**OBJECTIVE**:
Take every line from the first down to the line with "2.6, 2.7, 2.8];" and set it down exactly, without the pictures.

===== SUPPLIED INFORMATION =====

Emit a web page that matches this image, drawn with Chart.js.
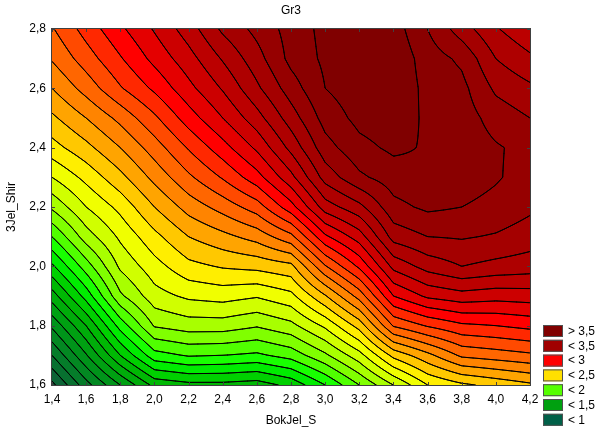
<!DOCTYPE html>
<html>
<head>
<meta charset="utf-8">
<style>
html,body{margin:0;padding:0;background:#ffffff;}
#wrap{width:606px;height:431px;}
</style>
<script src="https://cdn.jsdelivr.net/npm/chart.js@4.4.1/dist/chart.umd.min.js"></script>
</head>
<body>
<div id="wrap"><canvas id="c" width="606" height="431"></canvas></div>
<script>
// ---------- data ----------
const chartTitle = 'Gr3';
const xAxisTitle = 'BokJel_S';
const yAxisTitle = '3Jel_Shir';

const xValues = [1.4, 1.6, 1.8, 2.0, 2.2, 2.4, 2.6, 2.8, 3.0, 3.2, 3.4, 3.6, 3.8, 4.0, 4.2];
const yValues = [1.6, 1.7, 1.8, 1.9, 2.0, 2.1, 2.2, 2.3, 2.4, 2.5, 2.6, 2.7, 2.8];

// z values, one row per y value (columns follow xValues)
const zRow16 = [0.57, 0.86, 1.10, 1.33, 1.37, 1.37, 1.35, 1.43, 1.60, 1.80, 2.00, 2.20, 2.28, 2.33, 2.38];
const zRow17 = [0.80, 1.09, 1.40, 1.66, 1.71, 1.70, 1.68, 1.74, 1.88, 2.06, 2.33, 2.47, 2.62, 2.65, 2.68];
const zRow18 = [1.02, 1.30, 1.64, 1.91, 1.95, 1.95, 1.91, 1.97, 2.12, 2.34, 2.71, 2.81, 2.88, 2.90, 2.93];
const zRow19 = [1.25, 1.54, 1.88, 2.06, 2.12, 2.14, 2.11, 2.17, 2.39, 2.64, 3.00, 3.12, 3.16, 3.14, 3.15];
const zRow20 = [1.48, 1.75, 2.02, 2.16, 2.27, 2.31, 2.33, 2.37, 2.69, 2.92, 3.23, 3.34, 3.40, 3.37, 3.35];
const zRow21 = [1.70, 1.95, 2.12, 2.27, 2.40, 2.47, 2.54, 2.67, 2.98, 3.15, 3.44, 3.50, 3.51, 3.49, 3.45];
const zRow22 = [1.92, 2.10, 2.23, 2.40, 2.54, 2.64, 2.75, 2.96, 3.25, 3.37, 3.57, 3.62, 3.60, 3.57, 3.52];
const zRow23 = [2.10, 2.23, 2.37, 2.53, 2.68, 2.81, 2.96, 3.17, 3.44, 3.58, 3.65, 3.68, 3.65, 3.61, 3.56];
const zRow24 = [2.26, 2.37, 2.50, 2.65, 2.81, 2.96, 3.12, 3.33, 3.56, 3.67, 3.72, 3.69, 3.66, 3.61, 3.57];
const zRow25 = [2.38, 2.50, 2.63, 2.78, 2.95, 3.10, 3.26, 3.45, 3.64, 3.73, 3.76, 3.68, 3.65, 3.56, 3.50];
const zRow26 = [2.50, 2.64, 2.79, 2.92, 3.07, 3.21, 3.38, 3.55, 3.70, 3.76, 3.78, 3.67, 3.63, 3.48, 3.42];
const zRow27 = [2.61, 2.75, 2.89, 3.03, 3.16, 3.31, 3.46, 3.63, 3.72, 3.77, 3.78, 3.65, 3.58, 3.40, 3.32];
const zRow28 = [2.69, 2.84, 2.98, 3.11, 3.25, 3.42, 3.53, 3.64, 3.73, 3.77, 3.75, 3.60, 3.45, 3.31, 3.22];
const zGrid = [zRow16, zRow17, zRow18, zRow19, zRow20, zRow21, zRow22, zRow23, zRow24, zRow25, zRow26, zRow27, zRow28];

const contourLevels = [0.6, 0.7, 0.8, 0.9, 1.0, 1.1, 1.2, 1.3, 1.4, 1.5, 1.6, 1.7, 1.8, 1.9, 2.0, 2.1,
                       2.2, 2.3, 2.4, 2.5, 2.6, 2.7, 2.8, 2.9, 3.0, 3.1, 3.2, 3.3, 3.4, 3.5, 3.6, 3.7];
// band colours: below first level, then one per level (value >= level)
const bandColors = ['#0f5a3a', '#0c6436', '#087030', '#057c2a', '#038822', '#00941a', '#00a012', '#00ac0a',
                    '#00b804', '#00d000', '#00ec00', '#18ff00', '#50ff00', '#80ff00', '#a8ff00', '#d0ff00',
                    '#f0ff00', '#ffee00', '#ffc800', '#ffa400', '#ff8400', '#ff6600', '#ff4a00', '#ff2800',
                    '#ff0000', '#e40000', '#cc0000', '#bb0000', '#ae0000', '#a40000', '#960000', '#8a0000', '#800000'];

const xTicks = [1.4, 1.6, 1.8, 2.0, 2.2, 2.4, 2.6, 2.8, 3.0, 3.2, 3.4, 3.6, 3.8, 4.0, 4.2];
const xTickLabels = ['1,4', '1,6', '1,8', '2,0', '2,2', '2,4', '2,6', '2,8', '3,0', '3,2', '3,4', '3,6', '3,8', '4,0', '4,2'];
const yTicks = [1.6, 1.8, 2.0, 2.2, 2.4, 2.6, 2.8];
const yTickLabels = ['1,6', '1,8', '2,0', '2,2', '2,4', '2,6', '2,8'];

const legendLabels = ['> 3,5', '< 3,5', '< 3', '< 2,5', '< 2', '< 1,5', '< 1'];
const legendColors = ['#800000', '#a00000', '#ff0000', '#ffe000', '#55ff00', '#00a010', '#006048'];

// ---------- helpers ----------
const FONT = "'Liberation Sans', Arial, Helvetica, sans-serif";

function hexToRgb(h) {
  const n = parseInt(h.slice(1), 16);
  return [(n >> 16) & 255, (n >> 8) & 255, n & 255];
}
const bandRgb = bandColors.map(hexToRgb);

function locate(arr, v) {
  const n = arr.length;
  if (v <= arr[0]) return 0;
  for (let k = 0; k < n - 1; k++) { if (v <= arr[k + 1]) return k; }
  return n - 2;
}
function zAt(xv, yv) {
  const i = locate(xValues, xv), j = locate(yValues, yv);
  let tx = (xv - xValues[i]) / (xValues[i + 1] - xValues[i]);
  let ty = (yv - yValues[j]) / (yValues[j + 1] - yValues[j]);
  tx = Math.max(0, Math.min(1, tx)); ty = Math.max(0, Math.min(1, ty));
  const z00 = zGrid[j][i], z10 = zGrid[j][i + 1], z01 = zGrid[j + 1][i], z11 = zGrid[j + 1][i + 1];
  return z00 * (1 - tx) * (1 - ty) + z10 * tx * (1 - ty) + z01 * (1 - tx) * ty + z11 * tx * ty;
}
function bandIndex(z) {
  let k = 0;
  while (k < contourLevels.length && z >= contourLevels[k]) k++;
  return k;
}

const contourPlugin = {
  id: 'contourPlugin',
  beforeDatasetsDraw(chart) {
    const ctx = chart.ctx;
    const area = chart.chartArea;
    const xs = chart.scales.x, ys = chart.scales.y;
    const w = area.right - area.left, h = area.bottom - area.top;
    const dpr = chart.currentDevicePixelRatio || 1;

    // ---- filled bands (per device pixel, through the scales) ----
    const W = Math.round(w * dpr), H = Math.round(h * dpr);
    const off = document.createElement('canvas');
    off.width = W; off.height = H;
    const octx = off.getContext('2d');
    const img = octx.createImageData(W, H);
    const colX = new Float64Array(W), rowY = new Float64Array(H);
    for (let a = 0; a < W; a++) colX[a] = xs.getValueForPixel(area.left + (a + 0.5) / dpr);
    for (let b = 0; b < H; b++) rowY[b] = ys.getValueForPixel(area.top + (b + 0.5) / dpr);
    let p = 0;
    for (let b = 0; b < H; b++) {
      for (let a = 0; a < W; a++) {
        const c = bandRgb[bandIndex(zAt(colX[a], rowY[b]))];
        img.data[p++] = c[0]; img.data[p++] = c[1]; img.data[p++] = c[2]; img.data[p++] = 255;
      }
    }
    octx.putImageData(img, 0, 0);
    ctx.save();
    ctx.drawImage(off, area.left, area.top, w, h);

    // ---- contour lines (marching squares on scale-sampled values) ----
    const step = 1;
    const nx = Math.ceil(w / step) + 1, ny = Math.ceil(h / step) + 1;
    const px = [], py = [];
    for (let c = 0; c < nx; c++) px.push(Math.min(area.left + c * step, area.right));
    for (let r = 0; r < ny; r++) py.push(Math.min(area.top + r * step, area.bottom));
    const V = [];
    for (let r = 0; r < ny; r++) {
      const yv = ys.getValueForPixel(py[r]);
      const row = new Float64Array(nx);
      for (let c = 0; c < nx; c++) row[c] = zAt(xs.getValueForPixel(px[c]), yv);
      V.push(row);
    }
    ctx.beginPath();
    ctx.rect(area.left, area.top, w, h);
    ctx.clip();
    ctx.strokeStyle = '#000000';
    ctx.lineWidth = 1;
    ctx.lineCap = 'round';
    ctx.lineJoin = 'round';
    for (const L of contourLevels) {
      ctx.beginPath();
      for (let r = 0; r < ny - 1; r++) {
        const y0 = py[r], y1 = py[r + 1];
        for (let c = 0; c < nx - 1; c++) {
          const a = V[r][c], b = V[r][c + 1], cc = V[r + 1][c + 1], d = V[r + 1][c];
          const idx = (a >= L ? 8 : 0) | (b >= L ? 4 : 0) | (cc >= L ? 2 : 0) | (d >= L ? 1 : 0);
          if (idx === 0 || idx === 15) continue;
          const x0 = px[c], x1 = px[c + 1];
          const top = () => [x0 + (x1 - x0) * (L - a) / (b - a), y0];
          const right = () => [x1, y0 + (y1 - y0) * (L - b) / (cc - b)];
          const bottom = () => [x0 + (x1 - x0) * (L - d) / (cc - d), y1];
          const left = () => [x0, y0 + (y1 - y0) * (L - a) / (d - a)];
          const seg = (P, Q) => { ctx.moveTo(P[0], P[1]); ctx.lineTo(Q[0], Q[1]); };
          const center = (a + b + cc + d) / 4;
          switch (idx) {
            case 1: case 14: seg(left(), bottom()); break;
            case 2: case 13: seg(bottom(), right()); break;
            case 3: case 12: seg(left(), right()); break;
            case 4: case 11: seg(top(), right()); break;
            case 6: case 9: seg(top(), bottom()); break;
            case 7: case 8: seg(left(), top()); break;
            case 5:
              if (center >= L) { seg(left(), top()); seg(bottom(), right()); }
              else { seg(top(), right()); seg(left(), bottom()); }
              break;
            case 10:
              if (center >= L) { seg(top(), right()); seg(left(), bottom()); }
              else { seg(left(), top()); seg(bottom(), right()); }
              break;
          }
        }
      }
      ctx.stroke();
    }
    ctx.restore();

    // ---- frame and inward ticks ----
    ctx.save();
    ctx.strokeStyle = '#404040';
    ctx.lineWidth = 1;
    ctx.strokeRect(area.left - 0.5, area.top - 0.5, w + 1, h + 1);
    ctx.beginPath();
    for (const t of xTicks) {
      const X = Math.round(xs.getPixelForValue(t)) + 0.5;
      ctx.moveTo(X, area.bottom); ctx.lineTo(X, area.bottom - 3);
      ctx.moveTo(X, area.top); ctx.lineTo(X, area.top + 3);
    }
    for (const t of yTicks) {
      const Y = Math.round(ys.getPixelForValue(t)) + 0.5;
      ctx.moveTo(area.left, Y); ctx.lineTo(area.left + 3, Y);
      ctx.moveTo(area.right, Y); ctx.lineTo(area.right - 3, Y);
    }
    ctx.stroke();
    ctx.restore();
  },
  afterDraw(chart) {
    const ctx = chart.ctx;
    const area = chart.chartArea;
    ctx.save();
    // title
    ctx.fillStyle = '#000000';
    ctx.font = '12px ' + FONT;
    ctx.textAlign = 'center';
    ctx.textBaseline = 'middle';
    ctx.fillText(chartTitle, (area.left + area.right) / 2, 11);
    // legend
    const boxX = area.right + 13, boxW = 20, boxH = 12, gap = 14.8;
    const firstTop = area.bottom - 60;
    ctx.textAlign = 'left';
    for (let k = 0; k < legendLabels.length; k++) {
      const top = firstTop + k * gap;
      ctx.fillStyle = legendColors[k];
      ctx.fillRect(boxX, top, boxW, boxH);
      ctx.strokeStyle = '#505050';
      ctx.lineWidth = 1;
      ctx.strokeRect(boxX + 0.5, top + 0.5, boxW - 1, boxH - 1);
      ctx.fillStyle = '#000000';
      ctx.fillText(legendLabels[k], boxX + 25, top + boxH / 2 + 0.5);
    }
    ctx.restore();
  }
};

const gridPoints = [];
for (let j = 0; j < yValues.length; j++) {
  for (let i = 0; i < xValues.length; i++) {
    gridPoints.push({ x: xValues[i], y: yValues[j], z: zGrid[j][i] });
  }
}

Chart.defaults.font.family = FONT;
Chart.defaults.font.size = 12;
Chart.defaults.color = '#000000';

new Chart(document.getElementById('c'), {
  type: 'scatter',
  data: { datasets: [{ label: chartTitle, data: gridPoints, pointRadius: 0, pointHoverRadius: 0 }] },
  options: {
    responsive: false,
    animation: false,
    events: [],
    layout: { padding: { top: 29, right: 76, left: 0, bottom: 0 } },
    plugins: { legend: { display: false }, tooltip: { enabled: false }, title: { display: false } },
    scales: {
      x: {
        type: 'linear', min: 1.4, max: 4.2,
        afterBuildTicks: (s) => { s.ticks = xTicks.map(v => ({ value: v })); },
        afterFit: (s) => { s.height = 46; },
        ticks: { callback: (v, i) => xTickLabels[i], padding: 7, maxRotation: 0, autoSkip: false, color: '#000000', font: { size: 12 } },
        grid: { display: false, drawTicks: false },
        border: { display: false },
        title: { display: true, text: xAxisTitle, color: '#000000', font: { size: 12 }, padding: { top: 0, bottom: 3 } }
      },
      y: {
        type: 'linear', min: 1.6, max: 2.8,
        afterBuildTicks: (s) => { s.ticks = yTicks.map(v => ({ value: v })); },
        afterFit: (s) => { s.width = 52; },
        ticks: { callback: (v, i) => yTickLabels[i], padding: 6, autoSkip: false, color: '#000000', font: { size: 12 } },
        grid: { display: false, drawTicks: false },
        border: { display: false },
        title: { display: true, text: yAxisTitle, color: '#000000', font: { size: 12 }, padding: { top: 4, bottom: 4 } }
      }
    }
  },
  plugins: [contourPlugin]
});
</script>
</body>
</html>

=====

**THE RESULT**:
Emit a web page that matches this image, drawn with Chart.js.
<!DOCTYPE html>
<html>
<head>
<meta charset="utf-8">
<style>
html,body{margin:0;padding:0;background:#ffffff;}
#wrap{width:606px;height:431px;}
</style>
<script src="https://cdn.jsdelivr.net/npm/chart.js@4.4.1/dist/chart.umd.min.js"></script>
</head>
<body>
<div id="wrap"><canvas id="c" width="606" height="431"></canvas></div>
<script>
// ---------- data ----------
const chartTitle = 'Gr3';
const xAxisTitle = 'BokJel_S';
const yAxisTitle = '3Jel_Shir';

const xValues = [1.4, 1.6, 1.8, 2.0, 2.2, 2.4, 2.6, 2.8, 3.0, 3.2, 3.4, 3.6, 3.8, 4.0, 4.2];
const yValues = [1.6, 1.7, 1.8, 1.9, 2.0, 2.1, 2.2, 2.3, 2.4, 2.5, 2.6, 2.7, 2.8];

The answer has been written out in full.